I feel like Rust finally broke the idea that programmers should be in complete control and completely conscious of everything the compiler is doing. It hasn't been that way in decades, compilers are freaking magic. But Rust undid a lot of that with borrowing. People became comfortable with the compiler knowing better than them. I just wish we could relax further: We should never be explicitly iterating forward over a collection unless we need this behavior for the algorithm. Things should be implicitly parallel. Etc. Give me rusty bash.
That seems entirely opposite to my Rust experience.
Rust is quite transparent in what it does, and is very conservative with compiler magic. The language doesn’t do heap allocations, doesn’t do reference counting, it doesn’t even have implicit numeric type conversion. It won’t implicitly copy types that did not ask to be implicitly copyable, and even that is only legal for types that can be copied with a simple shallow memcpy.
Rust uses zero-cost abstractions all over the place, which means it’s predictable what code they will compile to, and that will be typically something simple. Std types have well-known basic layout, so you know that e.g. iteration over a Vec is going to be a loop incrementing a pointer, and there’s no implicit parallelism.
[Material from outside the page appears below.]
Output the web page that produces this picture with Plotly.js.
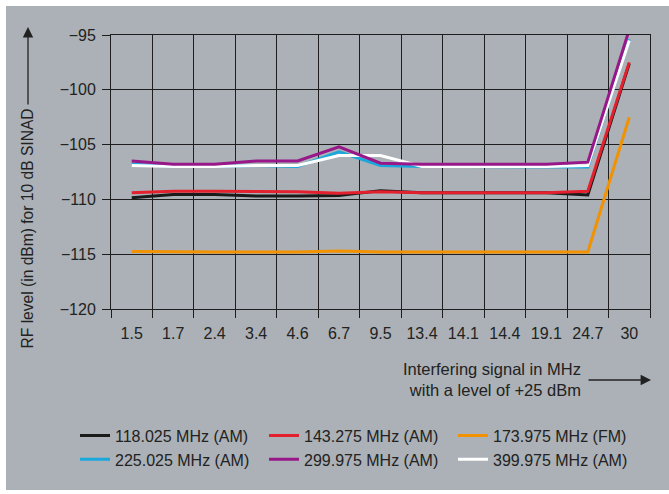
<!DOCTYPE html>
<html>
<head>
<meta charset="utf-8">
<script src="https://cdn.plot.ly/plotly-3.0.1.min.js"></script>
<style>
  html, body { margin: 0; padding: 0; background: #ffffff; width: 669px; height: 494px; overflow: hidden; }
  #chart { position: absolute; left: 6px; top: 6px; width: 663px; height: 484px; }
</style>
</head>
<body>
<div id="chart"></div>
<script>
// Interfering signal frequencies (MHz) – category labels
const categories = ['1.5', '1.7', '2.4', '3.4', '4.6', '6.7', '9.5', '13.4', '14.1', '14.4', '19.1', '24.7', '30'];

// RF level (dBm) for 10 dB SINAD, per receive frequency
const s118 = [-109.85, -109.55, -109.55, -109.7, -109.7, -109.65, -109.2, -109.4, -109.4, -109.4, -109.4, -109.6, -97.6];
const s143 = [-109.4, -109.25, -109.25, -109.3, -109.3, -109.45, -109.3, -109.4, -109.4, -109.4, -109.4, -109.25, -97.5];
const s173 = [-114.75, -114.8, -114.8, -114.8, -114.8, -114.7, -114.8, -114.8, -114.8, -114.8, -114.8, -114.8, -102.5];
const s225 = [-106.8, -107.0, -107.0, -106.9, -107.0, -105.65, -106.9, -107.0, -107.0, -107.0, -107.0, -107.05, -95.4];
const s299 = [-106.5, -106.8, -106.8, -106.5, -106.5, -105.2, -106.7, -106.8, -106.8, -106.8, -106.8, -106.6, -94.5];
const s399 = [-106.9, -107.0, -107.0, -106.9, -106.9, -106.0, -106.0, -107.0, -107.0, -107.0, -107.0, -106.9, -95.5];

const seriesNames = ['118.025 MHz (AM)', '143.275 MHz (AM)', '173.975 MHz (FM)', '225.025 MHz (AM)', '299.975 MHz (AM)', '399.975 MHz (AM)'];
const yTickVals = [-120, -115, -110, -105, -100, -95];

const sans = '"Liberation Sans", Arial, sans-serif';
const txt = '#222222';
const grid = '#1e1e1e';

function tr(y, name, color, rank) {
  return {
    type: 'scatter', mode: 'lines', x: categories, y: y, name: name,
    line: { color: color, width: 3 }, legendrank: rank, cliponaxis: false,
    hoverinfo: 'x+y+name'
  };
}

// draw order: black, red, orange, cyan, white, purple (purple on top)
const data = [
  tr(s118, seriesNames[0], '#1a1a1a', 1),
  tr(s143, seriesNames[1], '#e2202e', 2),
  tr(s173, seriesNames[2], '#f39200', 3),
  tr(s225, seriesNames[3], '#1aa7dc', 4),
  tr(s399, seriesNames[5], '#ffffff', 6),
  tr(s299, seriesNames[4], '#98188a', 5)
];

const layout = {
  width: 663, height: 484,
  paper_bgcolor: '#abb1b6', plot_bgcolor: '#abb1b6',
  margin: { l: 105, r: 19, t: 29, b: 181 },
  showlegend: true,
  font: { family: sans, size: 16, color: txt },
  xaxis: {
    type: 'category', tickson: 'boundaries', tickangle: 0,
    range: [-0.5, 12.5], fixedrange: true,
    showgrid: true, gridcolor: grid, gridwidth: 1,
    showline: true, mirror: true, linecolor: grid, linewidth: 1,
    ticks: 'outside', ticklen: 8, tickcolor: grid, tickwidth: 1,
    ticklabelstandoff: 10,
    tickfont: { family: sans, size: 16, color: txt },
    zeroline: false
  },
  yaxis: {
    range: [-120, -95], tickvals: yTickVals, fixedrange: true,
    showgrid: true, gridcolor: grid, gridwidth: 1,
    showline: true, mirror: true, linecolor: grid, linewidth: 1,
    ticks: 'outside', ticklen: 8, tickcolor: grid, tickwidth: 1,
    ticklabelstandoff: 3,
    tickfont: { family: sans, size: 16, color: txt },
    zeroline: false
  },
  legend: {
    orientation: 'h', x: -0.0668, xanchor: 'left', y: -0.40, yanchor: 'top',
    entrywidth: 144, entrywidthmode: 'pixels',
    font: { family: sans, size: 16, color: txt },
    bgcolor: 'rgba(0,0,0,0)', traceorder: 'normal'
  },
  annotations: [
    {
      xref: 'paper', yref: 'paper', x: -0.154, y: 0.2938, xanchor: 'center', yanchor: 'middle',
      text: 'RF level (in dBm) for 10 dB SINAD', textangle: -90, showarrow: false,
      font: { family: sans, size: 15.6, color: txt }
    },
    {
      xref: 'paper', yref: 'paper', x: -0.154, y: 1.029, text: '', showarrow: true,
      ax: 0, ay: 79, arrowhead: 2, arrowsize: 1.6, arrowwidth: 1.3, arrowcolor: '#222222', standoff: 0
    },
    {
      xref: 'paper', yref: 'paper', x: 0.876, y: -0.2555, xanchor: 'right', yanchor: 'middle',
      text: 'Interfering signal in MHz<br>with a level of +25 dBm', align: 'right', showarrow: false,
      font: { family: sans, size: 16.5, color: txt }
    },
    {
      xref: 'paper', yref: 'paper', x: 1.0019, y: -0.2591, text: '', showarrow: true,
      ax: -64, ay: 0, arrowhead: 2, arrowsize: 1.6, arrowwidth: 1.3, arrowcolor: '#222222', standoff: 0
    }
  ]
};

Plotly.newPlot('chart', data, layout, { displayModeBar: false, staticPlot: true });
</script>
</body>
</html>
Describing borrowing as “compiler knowing better than the programmer” is a weird way of looking at it. Borrowing is like type checking. You declare a type to be temporary, and try to use it as long-lived, you get an error. It’s the same as if you declare function to return struct Foo, but returned struct Bar instead. Yes, compiler “knows better than you”, because you just wrote a bug.
Borrowing still compiles to direct pointer usage without a GC (it’s literally guaranteed to be identical to a C pointer in C ABI structs and functions), and you can override lifetimes with unsafe if you think know better than the compiler.
> We should never be explicitly iterating forward over a collection unless we need this behavior for the algorithm. Things should be implicitly parallel
There is already a crate providing parallel iterators. You just rename the iter() call and that's it. I don't agree it should be implicit though.
I think "not in control of what the compiler is doing" is overstating things a little bit. In some ways, Rust gives the programmer more control than C does. For example, Rust has standardized support for inline assembly, but inline assembly in C relies on vendor-specific extensions.
But to your point, the convenient defaults are very different. Unsafe typecasts require a lot of ceremony and careful thought in Rust, and they have to follow more rules than in C. In particular, references are all effectively "restrict" in Rust, and it's really easy to screw that up when you do unsafe cast from raw pointers to safe references, which is a big incentive not to write code like that if you have a choice.
I should've said "stabilized" instead of "standardized" to avoid stepping on this conversational landmine. But an important practical difference is that Rust supports inline assembly on Windows. (Correct me if I'm wrong, but I think MSVC mostly does not support inline asm.)
As someone who does a lot of unsafe rust, including tagged pointer foo, I strongly disagree.
If anything I want more explicit control, alleviated with an even more expressive type system. Ideally rusts type system would just be a prolog variant imho.
You're skipping the most needed improvement of all: fixing the issue where scripts with unquoted variables will seem to work until they contain a space. Almost every single bash script of more than a dozen lines I've seen outside of large open-source projects fails if a user puts a space in a file path, because the programmer didn't understand the insanity of variable quoting rules! I don't know of any programming language with a more common major footgun.
We use a Kotlin scripting variant for our own shell scripting needs at Hydraulic, it's pretty nice because we've joined it with a lot of internal APIs that make working with the filing system and network easy. It fits all those requirements and more (you can declare flags easily at the top level, it has built in progress tracking for slow operations etc).
The Kotlin type system is comparable to Rust without the borrow checker. It has non-null types, generics, etc.
It's not really a "product" per se but there's an old version for download and some lightweight docs here:
We've never worked out what to do with it. Ideas and feedback welcome. It's pretty nice to use, albeit you need to use IntelliJ to edit scripts if you want IDE features.
Now you have me curious - where do you see the need for floats in shell? You are more creative than myself, because I am struggling to come up with a situation where I would lean on this. A "path" type would be by far more useful to my work.
I have a script which uses wmctrl to tile windows when I press a shortcut key (for when I'm using an editor and want the editor window to take up most of the screen).
I guess I could avoid floats using multiplication, but I would rather keep the code as simple as possible.
It has unpredictable performance because of lazy evaluation. Other high-level functional programming languages like OCaml, Standard ML, and Scheme can be compiled and achieve fairly high performance.